THE REQUEST:
Filter the entries below, keeping every line that has the word "with".

── DATA ROWS ──

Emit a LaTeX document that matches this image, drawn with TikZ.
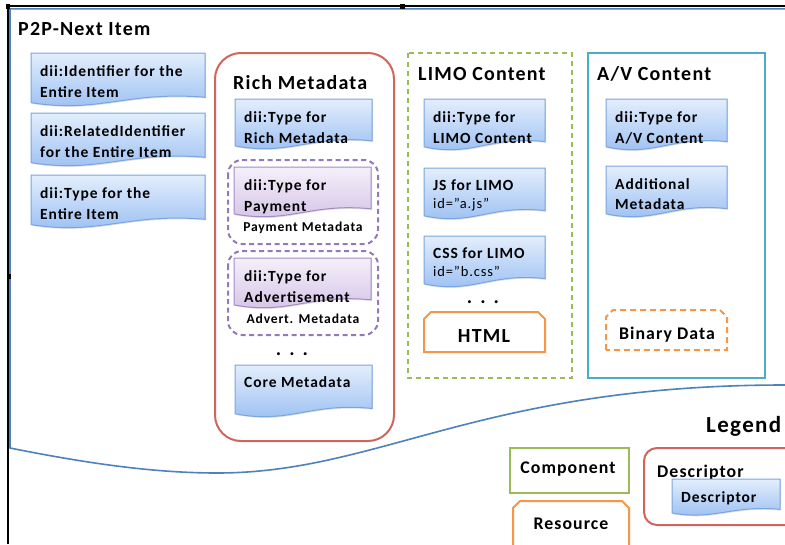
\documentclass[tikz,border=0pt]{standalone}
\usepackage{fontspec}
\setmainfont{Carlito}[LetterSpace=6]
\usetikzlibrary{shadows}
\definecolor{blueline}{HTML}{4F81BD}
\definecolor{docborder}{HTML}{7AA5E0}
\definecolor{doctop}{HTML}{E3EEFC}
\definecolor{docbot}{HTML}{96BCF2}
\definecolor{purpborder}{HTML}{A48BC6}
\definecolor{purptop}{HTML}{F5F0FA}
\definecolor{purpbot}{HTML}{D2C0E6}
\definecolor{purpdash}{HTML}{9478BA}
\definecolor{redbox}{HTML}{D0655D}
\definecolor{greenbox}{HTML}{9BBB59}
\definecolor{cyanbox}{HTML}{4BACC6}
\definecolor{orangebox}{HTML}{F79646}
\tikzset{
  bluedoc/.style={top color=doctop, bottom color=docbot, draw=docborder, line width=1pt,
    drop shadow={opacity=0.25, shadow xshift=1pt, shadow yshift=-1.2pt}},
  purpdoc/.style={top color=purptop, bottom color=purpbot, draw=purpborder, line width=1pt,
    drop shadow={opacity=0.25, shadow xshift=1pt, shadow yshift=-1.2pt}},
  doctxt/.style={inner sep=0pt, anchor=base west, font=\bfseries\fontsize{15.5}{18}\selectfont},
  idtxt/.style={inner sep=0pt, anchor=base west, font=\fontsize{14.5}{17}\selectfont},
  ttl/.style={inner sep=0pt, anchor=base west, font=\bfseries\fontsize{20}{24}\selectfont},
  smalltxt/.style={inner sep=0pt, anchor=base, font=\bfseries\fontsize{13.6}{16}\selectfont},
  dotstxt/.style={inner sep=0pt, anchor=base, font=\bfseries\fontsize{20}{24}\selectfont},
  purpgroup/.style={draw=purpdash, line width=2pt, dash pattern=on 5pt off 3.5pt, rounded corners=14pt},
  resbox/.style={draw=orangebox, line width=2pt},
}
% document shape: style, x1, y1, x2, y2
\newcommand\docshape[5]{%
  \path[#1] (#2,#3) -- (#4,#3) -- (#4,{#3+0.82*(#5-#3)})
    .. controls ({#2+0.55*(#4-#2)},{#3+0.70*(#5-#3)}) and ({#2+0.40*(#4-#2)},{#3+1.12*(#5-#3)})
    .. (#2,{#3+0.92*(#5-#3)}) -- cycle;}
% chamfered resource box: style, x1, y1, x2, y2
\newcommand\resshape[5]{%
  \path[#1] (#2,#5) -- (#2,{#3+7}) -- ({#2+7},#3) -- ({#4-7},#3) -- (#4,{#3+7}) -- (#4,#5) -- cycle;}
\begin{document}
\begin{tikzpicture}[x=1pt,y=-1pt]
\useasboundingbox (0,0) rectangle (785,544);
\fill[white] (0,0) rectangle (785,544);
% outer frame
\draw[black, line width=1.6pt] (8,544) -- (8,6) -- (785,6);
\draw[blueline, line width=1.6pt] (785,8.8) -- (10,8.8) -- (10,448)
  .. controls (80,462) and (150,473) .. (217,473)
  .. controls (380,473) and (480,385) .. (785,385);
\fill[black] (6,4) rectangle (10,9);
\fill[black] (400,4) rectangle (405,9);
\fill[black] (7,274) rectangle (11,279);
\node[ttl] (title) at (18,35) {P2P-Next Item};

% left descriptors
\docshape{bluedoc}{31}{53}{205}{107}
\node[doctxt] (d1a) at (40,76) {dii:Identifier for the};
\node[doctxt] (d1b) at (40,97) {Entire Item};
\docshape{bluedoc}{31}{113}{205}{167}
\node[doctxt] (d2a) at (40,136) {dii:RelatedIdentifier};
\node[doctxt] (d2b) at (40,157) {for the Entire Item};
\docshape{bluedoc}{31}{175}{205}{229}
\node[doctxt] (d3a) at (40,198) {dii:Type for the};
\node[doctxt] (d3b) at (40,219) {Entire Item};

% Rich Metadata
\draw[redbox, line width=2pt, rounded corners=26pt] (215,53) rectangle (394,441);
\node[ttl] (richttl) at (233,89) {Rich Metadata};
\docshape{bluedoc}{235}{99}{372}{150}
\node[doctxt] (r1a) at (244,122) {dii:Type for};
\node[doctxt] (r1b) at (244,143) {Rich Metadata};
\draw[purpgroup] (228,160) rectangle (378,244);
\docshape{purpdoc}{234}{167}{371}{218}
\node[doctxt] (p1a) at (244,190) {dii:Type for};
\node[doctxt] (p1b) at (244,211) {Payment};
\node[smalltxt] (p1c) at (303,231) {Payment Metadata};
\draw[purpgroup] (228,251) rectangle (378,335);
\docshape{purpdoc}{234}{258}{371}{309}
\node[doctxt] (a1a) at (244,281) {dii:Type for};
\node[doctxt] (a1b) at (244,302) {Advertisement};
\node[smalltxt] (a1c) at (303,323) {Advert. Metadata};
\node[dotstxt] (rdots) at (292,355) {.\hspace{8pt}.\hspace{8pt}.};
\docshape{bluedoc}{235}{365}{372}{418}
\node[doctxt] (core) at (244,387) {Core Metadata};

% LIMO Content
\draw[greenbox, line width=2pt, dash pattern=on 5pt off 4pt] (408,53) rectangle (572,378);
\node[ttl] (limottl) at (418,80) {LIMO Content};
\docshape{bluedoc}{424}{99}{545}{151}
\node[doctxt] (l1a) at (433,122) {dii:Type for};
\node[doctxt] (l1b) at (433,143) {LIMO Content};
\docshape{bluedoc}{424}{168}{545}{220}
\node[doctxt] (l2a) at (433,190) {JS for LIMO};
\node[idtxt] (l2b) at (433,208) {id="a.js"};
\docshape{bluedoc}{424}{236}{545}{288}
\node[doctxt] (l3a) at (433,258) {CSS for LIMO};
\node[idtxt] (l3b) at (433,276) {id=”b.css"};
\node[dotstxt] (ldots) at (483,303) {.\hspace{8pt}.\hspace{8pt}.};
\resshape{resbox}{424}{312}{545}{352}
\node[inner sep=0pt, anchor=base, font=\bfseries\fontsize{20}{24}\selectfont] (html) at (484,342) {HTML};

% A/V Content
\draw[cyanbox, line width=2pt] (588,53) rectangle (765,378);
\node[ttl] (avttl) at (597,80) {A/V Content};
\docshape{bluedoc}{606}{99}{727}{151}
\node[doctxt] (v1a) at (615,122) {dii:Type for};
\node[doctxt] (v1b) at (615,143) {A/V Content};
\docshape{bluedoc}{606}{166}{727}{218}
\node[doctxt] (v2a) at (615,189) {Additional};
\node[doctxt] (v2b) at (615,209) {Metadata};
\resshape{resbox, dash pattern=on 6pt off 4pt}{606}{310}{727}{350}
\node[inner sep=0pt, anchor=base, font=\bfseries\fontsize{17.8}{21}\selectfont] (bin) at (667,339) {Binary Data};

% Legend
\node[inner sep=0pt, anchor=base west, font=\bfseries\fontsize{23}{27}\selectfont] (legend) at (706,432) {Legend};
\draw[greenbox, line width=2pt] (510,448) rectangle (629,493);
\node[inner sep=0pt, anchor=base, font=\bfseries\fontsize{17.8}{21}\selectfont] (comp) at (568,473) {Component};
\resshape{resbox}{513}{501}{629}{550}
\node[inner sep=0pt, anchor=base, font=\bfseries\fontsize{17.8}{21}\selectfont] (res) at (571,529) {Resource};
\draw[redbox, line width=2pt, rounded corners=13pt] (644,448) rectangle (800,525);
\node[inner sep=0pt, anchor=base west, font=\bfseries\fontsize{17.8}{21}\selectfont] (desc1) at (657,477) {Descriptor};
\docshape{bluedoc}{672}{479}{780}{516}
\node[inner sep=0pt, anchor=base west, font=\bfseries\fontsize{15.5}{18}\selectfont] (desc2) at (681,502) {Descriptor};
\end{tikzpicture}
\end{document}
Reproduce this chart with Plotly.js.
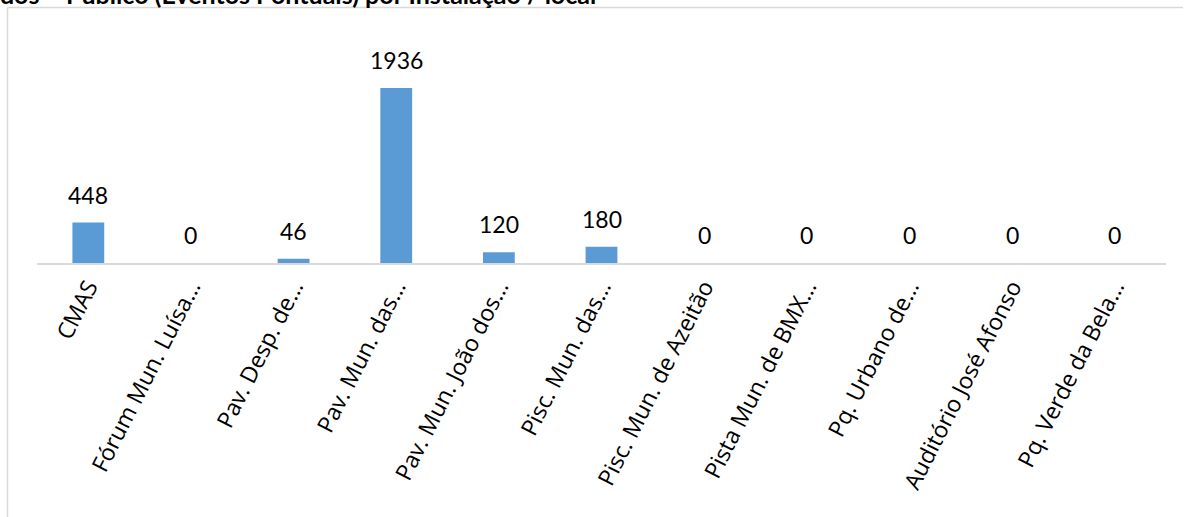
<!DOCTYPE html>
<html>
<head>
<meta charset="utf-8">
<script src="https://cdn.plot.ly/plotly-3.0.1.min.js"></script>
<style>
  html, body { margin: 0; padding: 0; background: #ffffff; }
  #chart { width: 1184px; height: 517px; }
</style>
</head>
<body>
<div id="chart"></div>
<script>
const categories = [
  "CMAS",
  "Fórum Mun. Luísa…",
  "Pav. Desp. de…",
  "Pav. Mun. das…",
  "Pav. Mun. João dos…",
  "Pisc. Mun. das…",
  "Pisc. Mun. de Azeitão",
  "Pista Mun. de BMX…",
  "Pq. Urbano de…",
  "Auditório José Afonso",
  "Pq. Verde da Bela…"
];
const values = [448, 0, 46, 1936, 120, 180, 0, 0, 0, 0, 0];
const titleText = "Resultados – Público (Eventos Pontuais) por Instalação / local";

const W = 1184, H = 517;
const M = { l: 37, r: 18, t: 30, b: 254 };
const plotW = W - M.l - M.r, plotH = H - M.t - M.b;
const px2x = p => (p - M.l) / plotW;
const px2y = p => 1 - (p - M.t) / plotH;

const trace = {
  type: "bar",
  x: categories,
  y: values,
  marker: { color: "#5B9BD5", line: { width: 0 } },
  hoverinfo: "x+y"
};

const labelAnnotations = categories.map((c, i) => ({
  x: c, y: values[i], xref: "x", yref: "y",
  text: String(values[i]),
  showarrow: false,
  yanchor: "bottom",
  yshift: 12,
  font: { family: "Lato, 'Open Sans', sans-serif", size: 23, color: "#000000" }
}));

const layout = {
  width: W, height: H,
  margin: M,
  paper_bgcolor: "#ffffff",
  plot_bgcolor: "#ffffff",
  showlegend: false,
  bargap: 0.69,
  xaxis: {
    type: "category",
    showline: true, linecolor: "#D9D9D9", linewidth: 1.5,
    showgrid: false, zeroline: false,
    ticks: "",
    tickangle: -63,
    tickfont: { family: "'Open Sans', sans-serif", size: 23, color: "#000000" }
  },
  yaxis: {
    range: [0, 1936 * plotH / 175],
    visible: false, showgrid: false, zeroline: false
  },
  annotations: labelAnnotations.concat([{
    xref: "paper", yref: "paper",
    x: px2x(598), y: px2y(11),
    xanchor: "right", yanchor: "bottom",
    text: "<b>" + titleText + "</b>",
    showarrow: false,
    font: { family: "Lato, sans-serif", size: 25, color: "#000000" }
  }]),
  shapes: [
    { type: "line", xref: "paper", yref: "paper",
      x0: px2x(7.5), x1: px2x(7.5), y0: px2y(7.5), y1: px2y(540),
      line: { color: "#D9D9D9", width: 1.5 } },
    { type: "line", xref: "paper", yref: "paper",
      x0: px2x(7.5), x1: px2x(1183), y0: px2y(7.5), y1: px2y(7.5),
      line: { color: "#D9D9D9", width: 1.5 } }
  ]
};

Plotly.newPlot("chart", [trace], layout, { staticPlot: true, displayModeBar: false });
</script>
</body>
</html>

───

OUTPUT BELOW:
Emit a LaTeX document that matches this image, drawn with TikZ.
Reproduce this chart with Plotly.js.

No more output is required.